Я работала в банковской сфере всегда. Последние четыре года у меня еще был свой благотворительный фонд «Оживи мечту», 85 историй мы сделали за это время: нам присылали деток, а мы исполняли их мечты — разные, не то чтобы айфон или телевизор, а готовить научиться, собачку, с футболистом «Зенита» познакомиться.
У меня был кардинально другой образ жизни. Мы гоняли в Курш, пили «Вдову Клико», я ходила на мероприятия с дресс-кодом black tie в вечерних платьях, на каблуках. Я привыкла лечь в ванну, зажечь ароматические свечи, пену пустить. А сейчас мы экономим воду, чтобы помыться.
Как я это ощущаю? Ну, пафос-то с меня подслетел. Может, и правда не нужна вся эта внешняя атрибутика с «шанелями» и «лабутенами»? Нет, эстетику-то свою я не растеряла, мне все равно хочется, чтобы вокруг было красиво, вокруг было стильно, но… Так ли это важно? Вся эта напускная история? Не могу сказать, что все, я ухожу в аскетизм — наверное, такого никогда не будет. Но так ли это важно?

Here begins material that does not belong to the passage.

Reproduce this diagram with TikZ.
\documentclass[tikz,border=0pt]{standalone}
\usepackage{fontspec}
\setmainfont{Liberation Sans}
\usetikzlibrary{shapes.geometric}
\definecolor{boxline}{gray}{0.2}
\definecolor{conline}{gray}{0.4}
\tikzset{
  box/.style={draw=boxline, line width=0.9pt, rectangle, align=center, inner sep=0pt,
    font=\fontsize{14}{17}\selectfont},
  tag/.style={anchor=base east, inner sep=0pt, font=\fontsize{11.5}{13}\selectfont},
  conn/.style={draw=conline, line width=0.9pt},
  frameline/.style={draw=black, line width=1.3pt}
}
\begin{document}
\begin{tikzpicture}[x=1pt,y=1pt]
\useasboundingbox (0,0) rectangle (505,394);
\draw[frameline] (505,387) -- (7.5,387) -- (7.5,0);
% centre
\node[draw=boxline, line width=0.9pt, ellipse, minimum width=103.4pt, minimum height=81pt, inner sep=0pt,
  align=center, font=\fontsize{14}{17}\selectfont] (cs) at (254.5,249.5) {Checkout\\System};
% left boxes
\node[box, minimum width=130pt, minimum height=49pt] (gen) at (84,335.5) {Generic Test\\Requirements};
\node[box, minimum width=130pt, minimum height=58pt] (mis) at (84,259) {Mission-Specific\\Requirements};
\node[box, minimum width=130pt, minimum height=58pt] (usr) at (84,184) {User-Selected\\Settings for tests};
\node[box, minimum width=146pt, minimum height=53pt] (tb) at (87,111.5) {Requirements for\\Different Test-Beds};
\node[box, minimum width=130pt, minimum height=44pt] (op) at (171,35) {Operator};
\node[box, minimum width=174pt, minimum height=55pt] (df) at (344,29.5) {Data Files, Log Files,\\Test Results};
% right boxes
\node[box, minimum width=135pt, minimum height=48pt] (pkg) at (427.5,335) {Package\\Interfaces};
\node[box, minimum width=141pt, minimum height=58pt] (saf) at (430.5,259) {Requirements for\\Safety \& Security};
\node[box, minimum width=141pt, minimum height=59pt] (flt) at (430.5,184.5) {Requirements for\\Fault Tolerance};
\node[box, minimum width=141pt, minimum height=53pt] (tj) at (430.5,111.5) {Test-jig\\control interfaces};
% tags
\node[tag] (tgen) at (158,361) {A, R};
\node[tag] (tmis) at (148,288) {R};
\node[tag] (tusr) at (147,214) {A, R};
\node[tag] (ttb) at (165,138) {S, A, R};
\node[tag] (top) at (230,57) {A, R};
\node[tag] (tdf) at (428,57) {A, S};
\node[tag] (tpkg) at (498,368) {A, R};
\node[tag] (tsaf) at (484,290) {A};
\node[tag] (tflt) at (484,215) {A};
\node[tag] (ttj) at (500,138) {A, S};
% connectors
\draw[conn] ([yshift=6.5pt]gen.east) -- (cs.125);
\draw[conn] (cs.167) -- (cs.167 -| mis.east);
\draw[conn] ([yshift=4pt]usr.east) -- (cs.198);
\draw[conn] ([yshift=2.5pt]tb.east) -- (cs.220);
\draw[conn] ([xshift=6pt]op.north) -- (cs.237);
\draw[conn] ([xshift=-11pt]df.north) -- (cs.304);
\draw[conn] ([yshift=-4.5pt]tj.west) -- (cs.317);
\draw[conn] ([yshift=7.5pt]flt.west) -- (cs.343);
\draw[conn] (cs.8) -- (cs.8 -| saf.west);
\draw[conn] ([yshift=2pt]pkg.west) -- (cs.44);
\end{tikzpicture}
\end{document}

Я же всегда считала себя суперзвездой, только что через жопу солнце не светило. А когда вот так вот отстраненно смотришь на некоторые свои поступки, становится очень за себя неловко. То, что мне казалось вполне естественным, теперь я понимаю, что я была, конечно, человек-говнецо. До меня дошло, что я не самая крутая в этом мире — и внезапно от этого стало как-то полегче. Я признала, что я не все делаю круче всех — да я даже не все делаю хоть сколько-то хорошо. И это нормально. Пришлось признать, что я очень многого не знаю. И многого не умею. А раньше я не могла себе позволить нигде облажаться. Сейчас я понимаю, что идеалы — это, в сущности, мертвая субстанция.

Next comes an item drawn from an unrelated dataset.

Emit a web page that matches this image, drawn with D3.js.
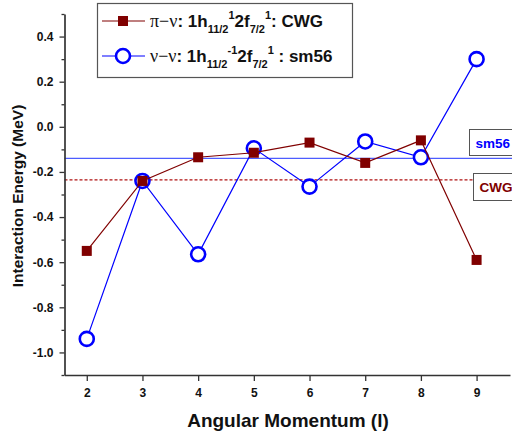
<!DOCTYPE html>
<html>
<head>
<meta charset="utf-8">
<script src="https://cdn.jsdelivr.net/npm/d3@7"></script>
<style>
  html, body { margin: 0; padding: 0; background: #fff; }
  svg { display: block; font-family: "Liberation Sans", Arial, sans-serif; }
</style>
</head>
<body>
<svg id="chart" width="512" height="436"></svg>
<script>
// Angular momentum values and interaction energies (MeV)
const angular = [2, 3, 4, 5, 6, 7, 8, 9];
const cwg  = [-0.55, -0.24, -0.135, -0.115, -0.07, -0.16, -0.06, -0.59];
const sm56 = [-0.94, -0.24, -0.565, -0.095, -0.265, -0.065, -0.135, 0.30];
// Reference levels drawn as horizontal lines
const sm56Level = -0.14;
const cwgLevel = -0.235;
// Axis ticks
const yMajor = [-1.0, -0.8, -0.6, -0.4, -0.2, 0.0, 0.2, 0.4];
const yMinor = [-1.1, -0.9, -0.7, -0.5, -0.3, -0.1, 0.1, 0.3, 0.5];
const xTicks = [2, 3, 4, 5, 6, 7, 8, 9];

const svg = d3.select("#chart");
const x = d3.scaleLinear().domain([1.6, 9.6]).range([64.5, 510]);
const y = d3.scaleLinear().domain([-1.1, 0.5]).range([375, 14]);

const red = "#800000";
const blue = "#0000ff";
const axisColor = "#333";

// Horizontal reference levels
svg.append("line")
  .attr("x1", x(1.6)).attr("x2", 512)
  .attr("y1", y(sm56Level)).attr("y2", y(sm56Level))
  .attr("stroke", "#4d5cff").attr("stroke-width", 1.4);
svg.append("line")
  .attr("x1", x(1.6)).attr("x2", 473)
  .attr("y1", y(cwgLevel)).attr("y2", y(cwgLevel))
  .attr("stroke", "#b01010").attr("stroke-width", 1.1)
  .attr("stroke-dasharray", "3,2");

// Level labels
function levelBox(x0, y0, w, h, text, color) {
  svg.append("rect").attr("x", x0).attr("y", y0).attr("width", w).attr("height", h)
    .attr("fill", "#fff").attr("stroke", "#555").attr("stroke-width", 1);
  svg.append("text").attr("x", x0 + 6).attr("y", y0 + h / 2 + 5)
    .attr("fill", color).attr("font-weight", "bold").attr("font-size", 13.5)
    .text(text);
}
levelBox(469.5, 129.5, 50, 26, "sm56", blue);
levelBox(473.5, 173.5, 50, 27, "CWG", red);

// Series
const line = d3.line().x((d, i) => x(angular[i])).y(d => y(d));

svg.append("path").datum(sm56).attr("d", line)
  .attr("fill", "none").attr("stroke", blue).attr("stroke-width", 1.2);
svg.append("g").selectAll("circle").data(sm56).join("circle")
  .attr("cx", (d, i) => x(angular[i])).attr("cy", d => y(d)).attr("r", 7)
  .attr("fill", "#fff").attr("stroke", blue).attr("stroke-width", 2.6);

svg.append("path").datum(cwg).attr("d", line)
  .attr("fill", "none").attr("stroke", red).attr("stroke-width", 1.2);
svg.append("g").selectAll("rect").data(cwg).join("rect")
  .attr("x", (d, i) => x(angular[i]) - 5).attr("y", d => y(d) - 5)
  .attr("width", 10).attr("height", 10).attr("fill", red);

// Axes
const yAxis = svg.append("g").attr("transform", `translate(${x(1.6)},0)`)
  .call(d3.axisLeft(y).tickValues(yMajor).tickSize(5).tickSizeOuter(0)
    .tickFormat(v => v.toFixed(1)));
svg.append("g").attr("transform", `translate(${x(1.6)},0)`)
  .call(d3.axisLeft(y).tickValues(yMinor).tickSize(3).tickSizeOuter(0).tickFormat(""))
  .select(".domain").remove();
const xAxis = svg.append("g").attr("transform", `translate(0,${y(-1.1)})`)
  .call(d3.axisBottom(x).tickValues(xTicks).tickSize(6).tickSizeOuter(0)
    .tickFormat(d3.format("d")));

svg.selectAll(".domain").attr("stroke", axisColor).attr("stroke-width", 1.7);
svg.selectAll(".tick line").attr("stroke", axisColor).attr("stroke-width", 1.3);
svg.selectAll(".tick text").attr("font-family", "Liberation Sans, Arial, sans-serif")
  .attr("font-size", 12).attr("font-weight", "bold").attr("fill", "#111");
yAxis.selectAll(".tick text").attr("x", -11);
xAxis.selectAll(".tick text").attr("y", 13);

// Axis titles
svg.append("text").attr("x", 288).attr("y", 427).attr("text-anchor", "middle")
  .attr("font-size", 19).attr("font-weight", "bold").attr("fill", "#111")
  .text("Angular Momentum (l)");
svg.append("text").attr("transform", "translate(23,196) rotate(-90)")
  .attr("text-anchor", "middle").attr("font-size", 15.5).attr("font-weight", "bold")
  .attr("fill", "#111").text("Interaction Energy (MeV)");

// Legend
const legend = svg.append("g");
legend.append("rect").attr("x", 97.5).attr("y", 3.5).attr("width", 255).attr("height", 74)
  .attr("fill", "#fff").attr("stroke", "#555").attr("stroke-width", 1.2);

function richText(g, x0, y0, parts) {
  const t = g.append("text").attr("x", x0).attr("y", y0)
    .attr("font-size", 17).attr("font-weight", "bold").attr("fill", "#111");
  let shift = 0;
  parts.forEach(p => {
    const target = p.kind === "sub" ? 6 : p.kind === "sup" ? -8 : 0;
    const ts = t.append("tspan").attr("dy", target - shift).text(p.t);
    shift = target;
    if (p.kind === "sub" || p.kind === "sup") ts.attr("font-size", 11);
    if (p.kind === "greek") ts.attr("font-family", "Liberation Serif, Times New Roman, serif")
      .attr("font-weight", "normal").attr("font-size", 18);
  });
}

const rows = [
  { y: 21, color: red, marker: "square",
    parts: [{ t: "π−ν", kind: "greek" }, { t: ": 1h" }, { t: "11/2", kind: "sub" }, { t: "1", kind: "sup" },
            { t: "2f" }, { t: "7/2", kind: "sub" }, { t: "1", kind: "sup" }, { t: ": CWG" }] },
  { y: 56, color: blue, marker: "circle",
    parts: [{ t: "ν−ν", kind: "greek" }, { t: ": 1h" }, { t: "11/2", kind: "sub" }, { t: "-1", kind: "sup" },
            { t: "2f" }, { t: "7/2", kind: "sub" }, { t: "1", kind: "sup" }, { t: " : sm56" }] }
];
rows.forEach(r => {
  legend.append("line").attr("x1", 102).attr("x2", 145).attr("y1", r.y).attr("y2", r.y)
    .attr("stroke", r.color).attr("stroke-width", 1.2);
  if (r.marker === "square") {
    legend.append("rect").attr("x", 118).attr("y", r.y - 5).attr("width", 10).attr("height", 10)
      .attr("fill", red);
  } else {
    legend.append("circle").attr("cx", 123).attr("cy", r.y).attr("r", 7)
      .attr("fill", "#fff").attr("stroke", blue).attr("stroke-width", 2.6);
  }
  richText(legend, 150, r.y + 6, r.parts);
});
</script>
</body>
</html>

Я тут впервые за два месяца дорвалась до шампанского. Вы не представляете, какое оно было вкусное. Когда у тебя под боком магазин, в квартире — винный шкаф, и там всего полно, это вообще не ощущается. Здесь все вкуснее (еда, напитки), что ли. Наверное, это психологическое.

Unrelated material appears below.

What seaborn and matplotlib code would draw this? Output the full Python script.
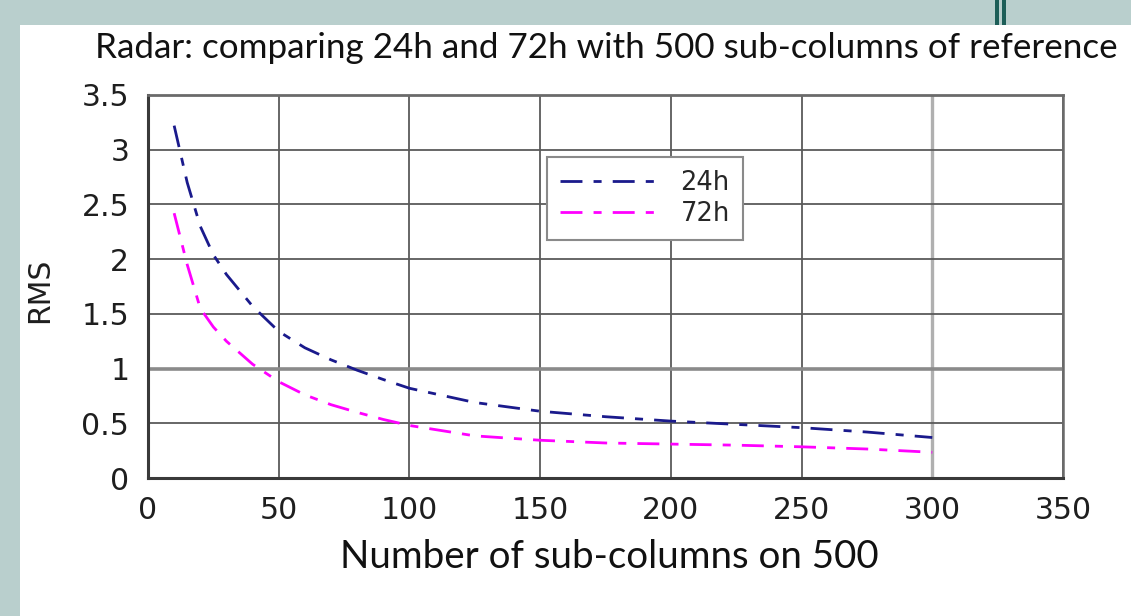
import matplotlib
matplotlib.use("Agg")
import matplotlib.pyplot as plt
import numpy as np
import pandas as pd
import seaborn as sns
from matplotlib.patches import Rectangle

# ---------------- data ----------------
x_cols = [10, 15, 20, 25, 30, 40, 50, 60, 70, 80, 90, 100, 125, 150, 175, 200, 225, 250, 275, 300]
rms_24h = [3.22, 2.70, 2.30, 2.04, 1.86, 1.57, 1.34, 1.19, 1.08, 0.985, 0.90, 0.82, 0.69, 0.61, 0.56, 0.52, 0.49, 0.46, 0.42, 0.37]
rms_72h = [2.42, 1.95, 1.55, 1.38, 1.25, 1.04, 0.88, 0.76, 0.67, 0.60, 0.535, 0.48, 0.385, 0.345, 0.32, 0.31, 0.30, 0.285, 0.265, 0.235]
series_names = ["24h", "72h"]
x_ticks = [0, 50, 100, 150, 200, 250, 300, 350]
y_ticks = [0, 0.5, 1, 1.5, 2, 2.5, 3, 3.5]
y_tick_labels = ["0", "0.5", "1", "1.5", "2", "2.5", "3", "3.5"]
title_text = "Radar: comparing 24h and 72h with 500 sub-columns of reference"
x_label = "Number of sub-columns on 500"
y_label = "RMS"

n = len(x_cols)
df = pd.DataFrame({
    "x": x_cols * 2,
    "RMS": rms_24h + rms_72h,
    "series": [series_names[0]] * n + [series_names[1]] * n,
})

# ---------------- figure ----------------
sns.set_style("white")
plt.rcParams["font.family"] = ["DejaVu Sans"]

W, H = 1131, 616
fig = plt.figure(figsize=(W / 100, H / 100), dpi=100)
fig.patch.set_facecolor("#b9cfcd")
# white slide panel
fig.patches.append(Rectangle((20 / W, 0), 1, 1 - 25 / H, transform=fig.transFigure,
                             facecolor="white", edgecolor="none", zorder=-2))
# small decorative bars at top right
fig.patches.append(Rectangle((995 / W, 1 - 25 / H), 4 / W, 25 / H, transform=fig.transFigure,
                             facecolor="#1d5e58", edgecolor="none", zorder=-1))
fig.patches.append(Rectangle((1002 / W, 1 - 25 / H), 4 / W, 25 / H, transform=fig.transFigure,
                             facecolor="#1d5e58", edgecolor="none", zorder=-1))

ax = fig.add_axes([148 / W, 1 - 478 / H, (1063 - 148) / W, (478 - 95) / H])
ax.set_facecolor("white")

dash = (7.9, 4.0, 2.9, 4.0)
sns.lineplot(data=df, x="x", y="RMS", hue="series", style="series",
             palette={"24h": "#1a1a8c", "72h": "#ff00ff"},
             dashes={"24h": dash, "72h": dash},
             linewidth=2.0, estimator=None, legend=False, ax=ax, zorder=3)

ax.set_xlim(0, 350)
ax.set_ylim(0, 3.5)
ax.set_xticks(x_ticks)
ax.set_xticklabels([str(v) for v in x_ticks])
ax.set_yticks(y_ticks)
ax.set_yticklabels(y_tick_labels)

ax.grid(True, color="#5a5a5a", linewidth=1.3)
ax.set_axisbelow(True)
for t, v in zip(ax.yaxis.get_major_ticks(), y_ticks):
    if v == 1:
        t.gridline.set_color("#8a8a8a")
        t.gridline.set_linewidth(2.6)
for t, v in zip(ax.xaxis.get_major_ticks(), x_ticks):
    if v == 300:
        t.gridline.set_color("#b0b0b0")
        t.gridline.set_linewidth(2.4)

for side, col, lw in [("left", "#3a3a3a", 2.2), ("bottom", "#3a3a3a", 2.2),
                      ("top", "#6a6a6a", 2.0), ("right", "#6a6a6a", 1.8)]:
    ax.spines[side].set_visible(True)
    ax.spines[side].set_color(col)
    ax.spines[side].set_linewidth(lw)

ax.tick_params(axis="both", direction="out", length=7, width=1.2, color="#5a5a5a",
               labelsize=21.5, labelcolor="#1e1e1e", pad=6)
ax.tick_params(axis="y", pad=6.5)

ax.set_xlabel(x_label, fontsize=21, family=["Lato", "DejaVu Sans"], color="#111111", va="center")
ax.xaxis.set_label_coords((609 - 148) / 915, (478 - 557) / 383)
ax.set_ylabel(y_label, fontsize=21.5, color="#1e1e1e", va="center")
ax.yaxis.set_label_coords((40 - 148) / 915, (478 - 290) / 383)

title = fig.text(606 / W, 1 - 48 / H, title_text, ha="center", va="center",
                 fontsize=22, family=["Lato", "DejaVu Sans"], color="#111111")

leg = ax.legend(handles=ax.lines[:2], labels=series_names, loc="upper left",
                bbox_to_anchor=((547 - 148) / 915, (478 - 157) / 383), borderaxespad=0,
                fontsize=18.5, handlelength=3.7, handletextpad=1.0, borderpad=0.5,
                labelspacing=0.2, fancybox=False, framealpha=1, facecolor="white",
                edgecolor="#8a8a8a")
leg.get_frame().set_linewidth(1.5)

# fit text widths to reference extents
fig.canvas.draw()
r = fig.canvas.get_renderer()
bb = title.get_window_extent(r)
title.set_fontsize(22 * (1115 - 97) / bb.width)
xl = ax.xaxis.label
bb = xl.get_window_extent(r)
xl.set_fontsize(21 * (878 - 340) / bb.width)

fig.savefig("out.png", dpi=100, facecolor=fig.get_facecolor())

Второе, что меня впечатлило — когда мы после месяца на лодке впервые вышли на землю. Причем нелегально: нам агент написал, что граница закрыта, вас никто не выпустит. А нам заплатить надо за проход канала. Говорит, по безналу не работаем. Я присела: ну, думаю, все, пошлют нас сейчас — канал-то бесплатно не пройдешь. Но ребятки жадные оказались, и нас в город вывезли — к банкомату. Мы постояли полчаса на земле, и это так невероятно было: обычно стоишь и стоишь, ходишь, гуляешь — а тут прям прыгать хотелось, до неба скакать.
Я бы хотела сейчас где-нибудь пристроиться, привести лодку в нормальный вид, паруса поменять на синие, эстетику сюда добавить. Хотелось бы… Может, и в кругосветку. Я всегда мечтала, это прям с детства мечта моя была. Мы когда испанца этого встретили, яхтсмена, он так круто выглядел: загорелый, в бандане, у него все там прямо, палуба тиком сделана, в шортах — такой, знаете, как с картинки, как из кинофильма вылез, как с экрана спрыгнул. Это просто фантастическая история.